In Gillaspie, Wotus has found a player who is every bit the grinder he is. Gillaspie is famous for the amount of work he puts in in the cage, and on a recent day in camp, unable to throw because of some minor soreness, he instead spent most his time breaking in a glove with a mallet-like instrument. Working with Wotus has been a perfect fit. 

“His willingness to go out and work every day is unsurpassed by anybody that I’ve ever been around,” Gillaspie said recently during an interview that runs in full on our Giants Insider Podcast. “It’s almost like he’s a player. He wants to do it every day with you and to help you and to answer questions.”

Wotus identified minor fixes when Gillaspie returned to the Giants last spring, after getting released by both the White Sox and Angels the year before.

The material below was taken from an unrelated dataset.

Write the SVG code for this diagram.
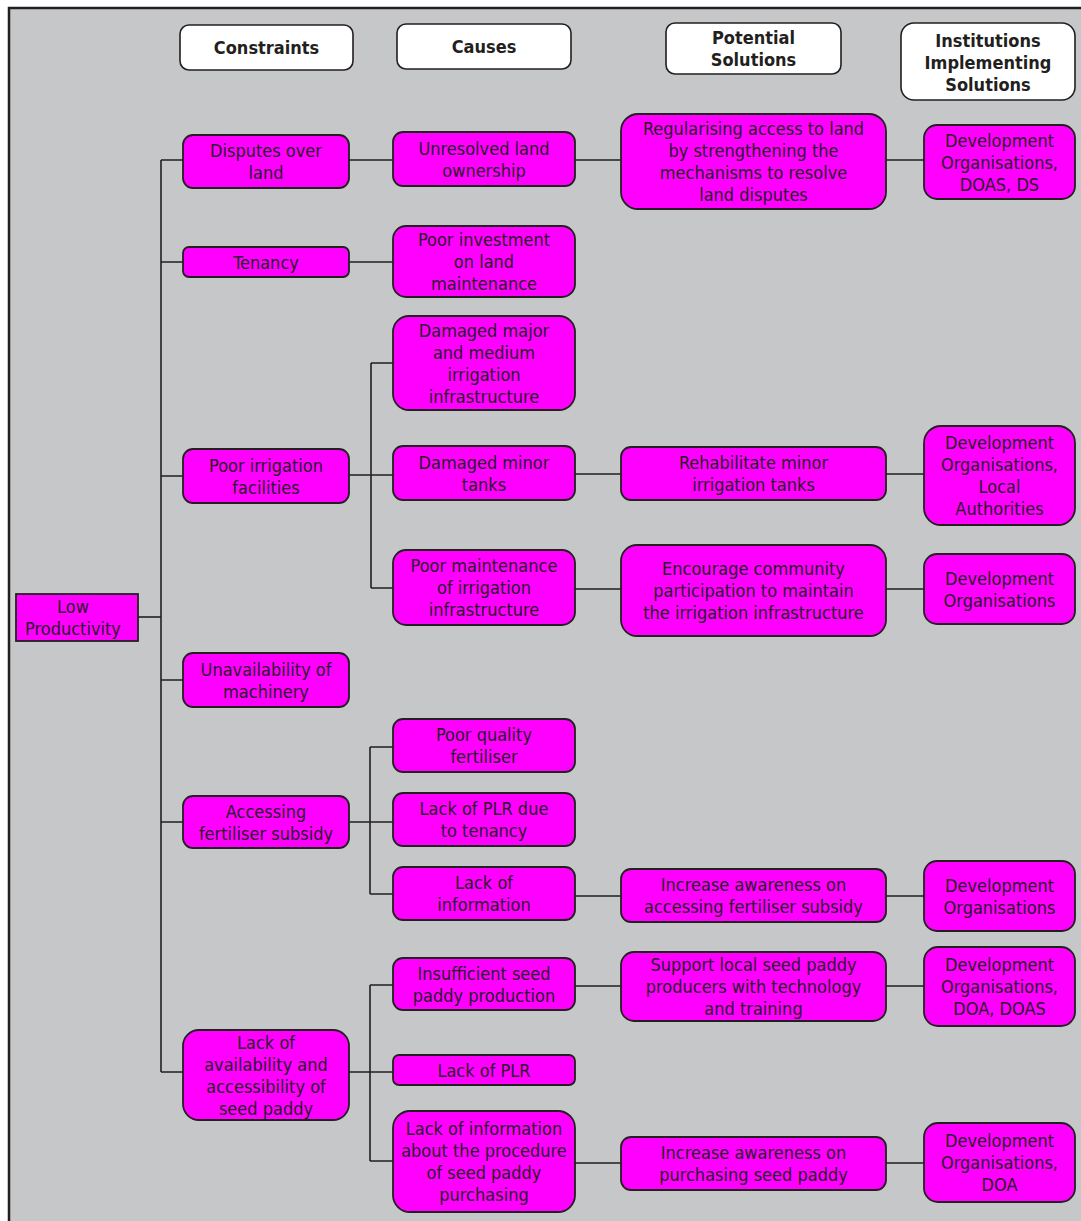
<svg xmlns="http://www.w3.org/2000/svg" width="1081" height="1221" viewBox="0 0 1081 1221">
  <style>
    .frame { fill: #c6c7c9; stroke: #231f20; stroke-width: 2.5; }
    .hdr { fill: #ffffff; stroke: #231f20; stroke-width: 1.6; }
    .box { fill: #ff00ff; stroke: #231f20; stroke-width: 1.8; }
    .wire { fill: none; stroke: #231f20; stroke-width: 1.6; }
    text { font-family: "DejaVu Sans Condensed", "DejaVu Sans", sans-serif; font-size: 18px; fill: #2a1a2a; text-anchor: middle; }
    .h text { font-weight: bold; fill: #231f20; }
  </style>

  <rect width="1081" height="1221" fill="#ffffff"/>
  <rect class="frame" x="9" y="8" width="1090" height="1230"/>

  <!-- column headings -->
  <g class="h" id="hdr-constraints">
    <rect class="hdr" x="180" y="25" width="173" height="45" rx="9"/>
    <text x="266.5" y="54">Constraints</text>
  </g>
  <g class="h" id="hdr-causes">
    <rect class="hdr" x="397" y="24" width="174" height="45" rx="9"/>
    <text x="484" y="53">Causes</text>
  </g>
  <g class="h" id="hdr-solutions">
    <rect class="hdr" x="666" y="23" width="175" height="51" rx="9"/>
    <text x="753.5" y="44">Potential</text>
    <text x="753.5" y="66">Solutions</text>
  </g>
  <g class="h" id="hdr-institutions">
    <rect class="hdr" x="901" y="23" width="174" height="77" rx="13"/>
    <text x="988" y="47">Institutions</text>
    <text x="988" y="69">Implementing</text>
    <text x="988" y="91">Solutions</text>
  </g>

  <!-- connectors -->
  <g id="connectors" class="wire">
    <path d="M161 160V1072"/>
    <path d="M138 617H161"/>
    <path d="M161 160H183M161 262H183M161 476H183M161 680H183M161 822H183M161 1072H183"/>
    <path d="M349 160H393M575 160H621M886 160H924"/>
    <path d="M349 262H393"/>
    <path d="M349 475H393M371 363V588M371 363H393M371 588H393"/>
    <path d="M575 474H621M886 474H924"/>
    <path d="M575 589H621M886 589H924"/>
    <path d="M349 822H393M370 747V894M370 747H393M370 894H393"/>
    <path d="M575 896H621M886 896H924"/>
    <path d="M349 1072H393M370 985V1161M370 985H393M370 1161H393"/>
    <path d="M575 986H621M886 986H924"/>
    <path d="M575 1163H621M886 1163H924"/>
  </g>

  <!-- root -->
  <g id="low-productivity">
    <rect class="box" x="16" y="594" width="122" height="47"/>
    <text x="73" y="613">Low</text>
    <text x="73" y="635">Productivity</text>
  </g>

  <!-- constraints -->
  <g id="c-disputes">
    <rect class="box" x="183" y="135" width="166" height="53" rx="10"/>
    <text x="266" y="157">Disputes over</text>
    <text x="266" y="179">land</text>
  </g>
  <g id="c-tenancy">
    <rect class="box" x="183" y="247" width="166" height="30" rx="6"/>
    <text x="266" y="268.5">Tenancy</text>
  </g>
  <g id="c-irrigation">
    <rect class="box" x="183" y="449" width="166" height="54" rx="10"/>
    <text x="266" y="471.5">Poor irrigation</text>
    <text x="266" y="493.5">facilities</text>
  </g>
  <g id="c-machinery">
    <rect class="box" x="183" y="653" width="166" height="54" rx="10"/>
    <text x="266" y="675.5">Unavailability of</text>
    <text x="266" y="697.5">machinery</text>
  </g>
  <g id="c-fertiliser">
    <rect class="box" x="183" y="796" width="166" height="52" rx="10"/>
    <text x="266" y="817.5">Accessing</text>
    <text x="266" y="839.5">fertiliser subsidy</text>
  </g>
  <g id="c-seed">
    <rect class="box" x="183" y="1030" width="166" height="90" rx="16"/>
    <text x="266" y="1048.5">Lack of</text>
    <text x="266" y="1070.5">availability and</text>
    <text x="266" y="1092.5">accessibility of</text>
    <text x="266" y="1114.5">seed paddy</text>
  </g>

  <!-- causes -->
  <g id="k-ownership">
    <rect class="box" x="393" y="132" width="182" height="54" rx="10"/>
    <text x="484" y="154.5">Unresolved land</text>
    <text x="484" y="176.5">ownership</text>
  </g>
  <g id="k-investment">
    <rect class="box" x="393" y="226" width="182" height="71" rx="13"/>
    <text x="484" y="246">Poor investment</text>
    <text x="484" y="268">on land</text>
    <text x="484" y="290">maintenance</text>
  </g>
  <g id="k-major">
    <rect class="box" x="393" y="316" width="182" height="94" rx="16"/>
    <text x="484" y="336.5">Damaged major</text>
    <text x="484" y="358.5">and medium</text>
    <text x="484" y="380.5">irrigation</text>
    <text x="484" y="402.5">infrastructure</text>
  </g>
  <g id="k-minor">
    <rect class="box" x="393" y="446" width="182" height="54" rx="10"/>
    <text x="484" y="468.5">Damaged minor</text>
    <text x="484" y="490.5">tanks</text>
  </g>
  <g id="k-maintenance">
    <rect class="box" x="393" y="550" width="182" height="75" rx="13"/>
    <text x="484" y="572">Poor maintenance</text>
    <text x="484" y="594">of irrigation</text>
    <text x="484" y="616">infrastructure</text>
  </g>
  <g id="k-quality">
    <rect class="box" x="393" y="719" width="182" height="53" rx="10"/>
    <text x="484" y="741">Poor quality</text>
    <text x="484" y="763">fertiliser</text>
  </g>
  <g id="k-plr-tenancy">
    <rect class="box" x="393" y="793" width="182" height="53" rx="10"/>
    <text x="484" y="815">Lack of PLR due</text>
    <text x="484" y="837">to tenancy</text>
  </g>
  <g id="k-information">
    <rect class="box" x="393" y="867" width="182" height="53" rx="10"/>
    <text x="484" y="889">Lack of</text>
    <text x="484" y="911">information</text>
  </g>
  <g id="k-seed-production">
    <rect class="box" x="393" y="958" width="182" height="52" rx="10"/>
    <text x="484" y="979.5">Insufficient seed</text>
    <text x="484" y="1001.5">paddy production</text>
  </g>
  <g id="k-plr">
    <rect class="box" x="393" y="1055" width="182" height="30" rx="6"/>
    <text x="484" y="1076.5">Lack of PLR</text>
  </g>
  <g id="k-procedure">
    <rect class="box" x="393" y="1111" width="182" height="101" rx="17"/>
    <text x="484" y="1135">Lack of information</text>
    <text x="484" y="1157">about the procedure</text>
    <text x="484" y="1179">of seed paddy</text>
    <text x="484" y="1201">purchasing</text>
  </g>

  <!-- potential solutions -->
  <g id="s-disputes">
    <rect class="box" x="621" y="114" width="265" height="95" rx="17"/>
    <text x="753.5" y="135">Regularising access to land</text>
    <text x="753.5" y="157">by strengthening the</text>
    <text x="753.5" y="179">mechanisms to resolve</text>
    <text x="753.5" y="201">land disputes</text>
  </g>
  <g id="s-tanks">
    <rect class="box" x="621" y="447" width="265" height="53" rx="10"/>
    <text x="753.5" y="469">Rehabilitate minor</text>
    <text x="753.5" y="491">irrigation tanks</text>
  </g>
  <g id="s-community">
    <rect class="box" x="621" y="545" width="265" height="91" rx="16"/>
    <text x="753.5" y="575">Encourage community</text>
    <text x="753.5" y="597">participation to maintain</text>
    <text x="753.5" y="619">the irrigation infrastructure</text>
  </g>
  <g id="s-fertiliser">
    <rect class="box" x="621" y="869" width="265" height="53" rx="10"/>
    <text x="753.5" y="891">Increase awareness on</text>
    <text x="753.5" y="913">accessing fertiliser subsidy</text>
  </g>
  <g id="s-producers">
    <rect class="box" x="621" y="952" width="265" height="69" rx="13"/>
    <text x="753.5" y="971">Support local seed paddy</text>
    <text x="753.5" y="993">producers with technology</text>
    <text x="753.5" y="1015">and training</text>
  </g>
  <g id="s-purchasing">
    <rect class="box" x="621" y="1137" width="265" height="53" rx="10"/>
    <text x="753.5" y="1159">Increase awareness on</text>
    <text x="753.5" y="1181">purchasing seed paddy</text>
  </g>

  <!-- implementing institutions -->
  <g id="i-disputes">
    <rect class="box" x="924" y="125" width="151" height="74" rx="13"/>
    <text x="999.5" y="146.5">Development</text>
    <text x="999.5" y="168.5">Organisations,</text>
    <text x="999.5" y="190.5">DOAS, DS</text>
  </g>
  <g id="i-tanks">
    <rect class="box" x="924" y="426" width="151" height="99" rx="17"/>
    <text x="999.5" y="449">Development</text>
    <text x="999.5" y="471">Organisations,</text>
    <text x="999.5" y="493">Local</text>
    <text x="999.5" y="515">Authorities</text>
  </g>
  <g id="i-community">
    <rect class="box" x="924" y="554" width="151" height="70" rx="13"/>
    <text x="999.5" y="584.5">Development</text>
    <text x="999.5" y="606.5">Organisations</text>
  </g>
  <g id="i-fertiliser">
    <rect class="box" x="924" y="861" width="151" height="70" rx="13"/>
    <text x="999.5" y="891.5">Development</text>
    <text x="999.5" y="913.5">Organisations</text>
  </g>
  <g id="i-producers">
    <rect class="box" x="924" y="947" width="151" height="79" rx="14"/>
    <text x="999.5" y="971">Development</text>
    <text x="999.5" y="993">Organisations,</text>
    <text x="999.5" y="1015">DOA, DOAS</text>
  </g>
  <g id="i-purchasing">
    <rect class="box" x="924" y="1123" width="151" height="79" rx="14"/>
    <text x="999.5" y="1147">Development</text>
    <text x="999.5" y="1169">Organisations,</text>
    <text x="999.5" y="1191">DOA</text>
  </g>
</svg>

He thought Gillaspie was often in-between on his throws, and he didn’t have his feet lined up correctly. Gillaspie can still be prone to an extra step or two, but he continues to get smoother over time. Basic drills are a part of every day at the park. 

“The big thing we talk about is catch, set, and throw,” Wotus said. “You don’t want to be in a hurry. Just field the ball, use the fundamentals. He’s bought into it and you see the difference.”

Wotus and Gillaspie focus on doing the simple things right during drills. The rest is instinct, as Gillaspie showed while tumbling over the dugout rail for a stunning catch during the final week of the season.

Gillaspie’s natural instincts at the plate should again make him a key part of Bochy’s bench. For all the drilling and cage work, you can’t teach a player to turn on a 102 mph fastball. Months later, teammates still marvel at Gillaspie’s ability to pull a Chapman heater into Triples Alley for a go-ahead triple in the eighth inning of Game 3. 

“As a right-handed bat, to handle that kind of fastball is tough. But a guy from the left side, you don’t see it very often,” Bochy said. “It takes a quick swing. It takes a guy with confidence, who wants to go in there and mean business. He saved our skin, because we lost Nuney. As his confidence grew, he really started to get his swing.”